> [Directive] Scan the listing and work out how many lines contain the word "Python". Nothing but the number should be given.

> [Provided records]
== == ==
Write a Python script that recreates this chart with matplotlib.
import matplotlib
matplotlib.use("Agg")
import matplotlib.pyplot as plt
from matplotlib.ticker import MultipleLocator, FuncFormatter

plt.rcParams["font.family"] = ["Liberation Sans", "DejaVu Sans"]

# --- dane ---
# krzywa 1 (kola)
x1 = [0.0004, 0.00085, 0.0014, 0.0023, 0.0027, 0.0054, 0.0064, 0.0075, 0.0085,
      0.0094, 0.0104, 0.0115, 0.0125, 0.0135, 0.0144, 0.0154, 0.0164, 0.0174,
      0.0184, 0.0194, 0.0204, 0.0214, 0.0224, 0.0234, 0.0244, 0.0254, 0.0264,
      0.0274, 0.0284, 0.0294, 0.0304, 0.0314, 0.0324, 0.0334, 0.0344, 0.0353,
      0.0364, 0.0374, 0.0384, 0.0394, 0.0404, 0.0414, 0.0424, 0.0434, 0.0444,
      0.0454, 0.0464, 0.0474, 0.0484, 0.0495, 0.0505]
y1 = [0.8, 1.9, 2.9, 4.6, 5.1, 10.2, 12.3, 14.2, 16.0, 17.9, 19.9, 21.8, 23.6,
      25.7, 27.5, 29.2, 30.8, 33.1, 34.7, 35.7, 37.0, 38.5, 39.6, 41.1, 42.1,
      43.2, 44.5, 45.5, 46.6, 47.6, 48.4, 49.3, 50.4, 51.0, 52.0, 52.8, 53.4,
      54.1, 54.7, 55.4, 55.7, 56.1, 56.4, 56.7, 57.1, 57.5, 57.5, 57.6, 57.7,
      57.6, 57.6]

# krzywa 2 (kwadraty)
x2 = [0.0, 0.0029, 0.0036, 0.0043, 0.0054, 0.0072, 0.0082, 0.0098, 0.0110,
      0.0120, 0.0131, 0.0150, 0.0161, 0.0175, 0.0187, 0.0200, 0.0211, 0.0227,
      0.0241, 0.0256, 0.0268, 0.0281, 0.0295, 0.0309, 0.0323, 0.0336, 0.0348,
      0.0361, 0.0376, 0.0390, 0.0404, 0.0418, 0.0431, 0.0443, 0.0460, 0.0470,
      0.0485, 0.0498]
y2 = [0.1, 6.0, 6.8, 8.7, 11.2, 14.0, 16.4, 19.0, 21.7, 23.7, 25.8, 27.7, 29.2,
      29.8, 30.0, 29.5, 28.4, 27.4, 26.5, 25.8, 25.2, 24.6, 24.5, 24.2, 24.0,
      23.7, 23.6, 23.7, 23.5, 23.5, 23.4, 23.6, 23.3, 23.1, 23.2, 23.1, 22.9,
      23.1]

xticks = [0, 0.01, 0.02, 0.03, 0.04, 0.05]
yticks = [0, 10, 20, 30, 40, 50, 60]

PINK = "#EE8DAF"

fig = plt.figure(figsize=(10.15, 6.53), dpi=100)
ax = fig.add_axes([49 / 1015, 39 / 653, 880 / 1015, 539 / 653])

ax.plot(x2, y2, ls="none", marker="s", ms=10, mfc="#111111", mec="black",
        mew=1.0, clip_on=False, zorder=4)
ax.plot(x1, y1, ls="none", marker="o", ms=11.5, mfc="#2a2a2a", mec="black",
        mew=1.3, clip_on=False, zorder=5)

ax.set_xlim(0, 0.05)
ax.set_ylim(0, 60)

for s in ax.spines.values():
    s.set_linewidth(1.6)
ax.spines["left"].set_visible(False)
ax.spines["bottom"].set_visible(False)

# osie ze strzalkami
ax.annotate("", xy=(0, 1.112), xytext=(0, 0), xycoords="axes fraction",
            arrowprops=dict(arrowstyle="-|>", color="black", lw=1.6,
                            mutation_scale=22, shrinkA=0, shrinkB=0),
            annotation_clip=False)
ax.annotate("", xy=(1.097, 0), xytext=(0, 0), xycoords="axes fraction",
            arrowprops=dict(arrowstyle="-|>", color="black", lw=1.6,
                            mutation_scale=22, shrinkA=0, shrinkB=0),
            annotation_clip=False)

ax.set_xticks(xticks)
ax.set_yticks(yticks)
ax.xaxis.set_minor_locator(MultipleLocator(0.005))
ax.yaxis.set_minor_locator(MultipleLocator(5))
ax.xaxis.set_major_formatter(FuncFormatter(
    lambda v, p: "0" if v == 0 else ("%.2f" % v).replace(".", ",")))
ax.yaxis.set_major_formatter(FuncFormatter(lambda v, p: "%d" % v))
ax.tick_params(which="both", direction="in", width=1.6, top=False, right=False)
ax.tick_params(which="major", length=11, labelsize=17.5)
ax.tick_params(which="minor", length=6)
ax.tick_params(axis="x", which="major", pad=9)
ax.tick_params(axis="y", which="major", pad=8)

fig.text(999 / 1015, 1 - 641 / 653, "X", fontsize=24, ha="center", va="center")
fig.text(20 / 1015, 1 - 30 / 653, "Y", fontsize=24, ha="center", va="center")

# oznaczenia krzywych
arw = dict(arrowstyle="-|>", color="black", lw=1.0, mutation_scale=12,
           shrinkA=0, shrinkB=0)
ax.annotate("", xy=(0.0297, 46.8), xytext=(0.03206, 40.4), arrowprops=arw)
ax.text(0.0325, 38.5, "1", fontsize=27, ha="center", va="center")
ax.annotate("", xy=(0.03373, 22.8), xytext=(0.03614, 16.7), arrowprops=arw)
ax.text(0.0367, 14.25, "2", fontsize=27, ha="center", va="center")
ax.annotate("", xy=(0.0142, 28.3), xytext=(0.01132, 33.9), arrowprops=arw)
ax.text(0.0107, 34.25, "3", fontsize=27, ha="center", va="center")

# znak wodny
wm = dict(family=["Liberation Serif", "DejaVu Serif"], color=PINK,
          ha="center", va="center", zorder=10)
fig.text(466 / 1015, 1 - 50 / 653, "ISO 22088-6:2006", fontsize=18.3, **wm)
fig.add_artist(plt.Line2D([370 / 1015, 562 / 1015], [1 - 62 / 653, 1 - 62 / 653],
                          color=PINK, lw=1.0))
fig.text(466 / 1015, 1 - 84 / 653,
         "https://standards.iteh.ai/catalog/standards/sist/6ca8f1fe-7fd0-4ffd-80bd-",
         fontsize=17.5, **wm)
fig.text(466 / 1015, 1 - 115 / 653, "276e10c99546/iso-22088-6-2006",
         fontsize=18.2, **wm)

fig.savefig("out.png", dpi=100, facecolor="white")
== == ==
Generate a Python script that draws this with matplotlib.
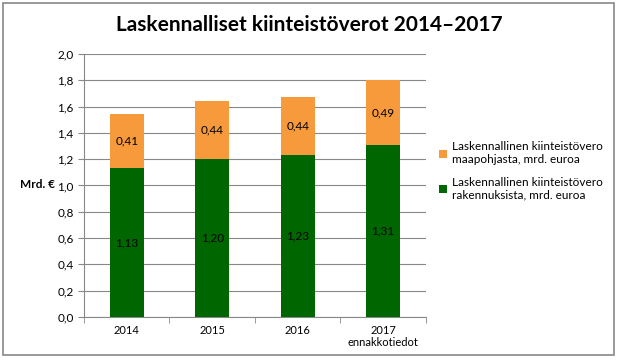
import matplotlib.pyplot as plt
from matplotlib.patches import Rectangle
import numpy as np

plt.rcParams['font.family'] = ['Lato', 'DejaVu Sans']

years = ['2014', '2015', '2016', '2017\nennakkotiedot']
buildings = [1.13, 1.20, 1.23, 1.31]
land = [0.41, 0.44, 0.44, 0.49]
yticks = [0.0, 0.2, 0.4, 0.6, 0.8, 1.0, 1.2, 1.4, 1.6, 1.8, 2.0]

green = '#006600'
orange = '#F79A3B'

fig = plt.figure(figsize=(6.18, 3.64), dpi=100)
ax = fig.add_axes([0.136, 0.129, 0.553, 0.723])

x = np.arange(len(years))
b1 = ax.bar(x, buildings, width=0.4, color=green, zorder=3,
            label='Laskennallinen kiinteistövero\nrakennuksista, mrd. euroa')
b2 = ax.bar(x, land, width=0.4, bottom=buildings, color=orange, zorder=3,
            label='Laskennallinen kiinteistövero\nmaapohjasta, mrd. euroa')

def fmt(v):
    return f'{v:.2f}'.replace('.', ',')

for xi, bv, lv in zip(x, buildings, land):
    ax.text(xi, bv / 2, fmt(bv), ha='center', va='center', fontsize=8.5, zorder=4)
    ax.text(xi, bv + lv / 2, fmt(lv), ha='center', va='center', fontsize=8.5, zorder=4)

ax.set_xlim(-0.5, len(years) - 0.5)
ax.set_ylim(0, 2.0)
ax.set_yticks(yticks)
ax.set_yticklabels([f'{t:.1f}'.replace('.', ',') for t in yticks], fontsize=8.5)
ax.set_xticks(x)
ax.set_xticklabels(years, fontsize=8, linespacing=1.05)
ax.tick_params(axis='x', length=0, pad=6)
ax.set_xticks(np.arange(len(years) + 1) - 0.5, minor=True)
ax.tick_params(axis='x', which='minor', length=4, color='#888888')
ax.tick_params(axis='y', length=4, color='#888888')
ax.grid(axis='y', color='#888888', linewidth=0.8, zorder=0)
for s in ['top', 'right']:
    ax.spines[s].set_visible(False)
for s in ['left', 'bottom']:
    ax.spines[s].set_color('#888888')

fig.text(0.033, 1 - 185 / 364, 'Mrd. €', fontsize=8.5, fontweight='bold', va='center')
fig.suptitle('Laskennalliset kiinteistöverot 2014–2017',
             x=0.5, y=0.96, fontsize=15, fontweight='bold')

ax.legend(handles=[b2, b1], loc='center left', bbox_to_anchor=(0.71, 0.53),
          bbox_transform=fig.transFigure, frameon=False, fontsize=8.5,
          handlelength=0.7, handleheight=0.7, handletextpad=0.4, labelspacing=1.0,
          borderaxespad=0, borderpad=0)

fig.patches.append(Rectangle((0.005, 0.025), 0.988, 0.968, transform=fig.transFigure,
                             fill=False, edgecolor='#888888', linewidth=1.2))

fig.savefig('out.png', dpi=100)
== == ==
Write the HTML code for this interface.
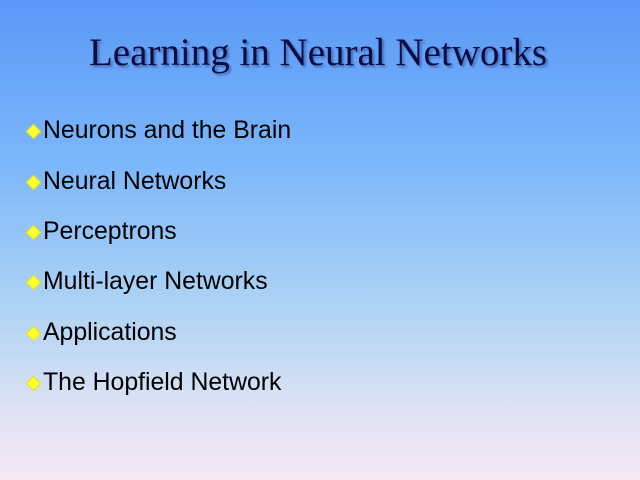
== == ==
> [Response below] 2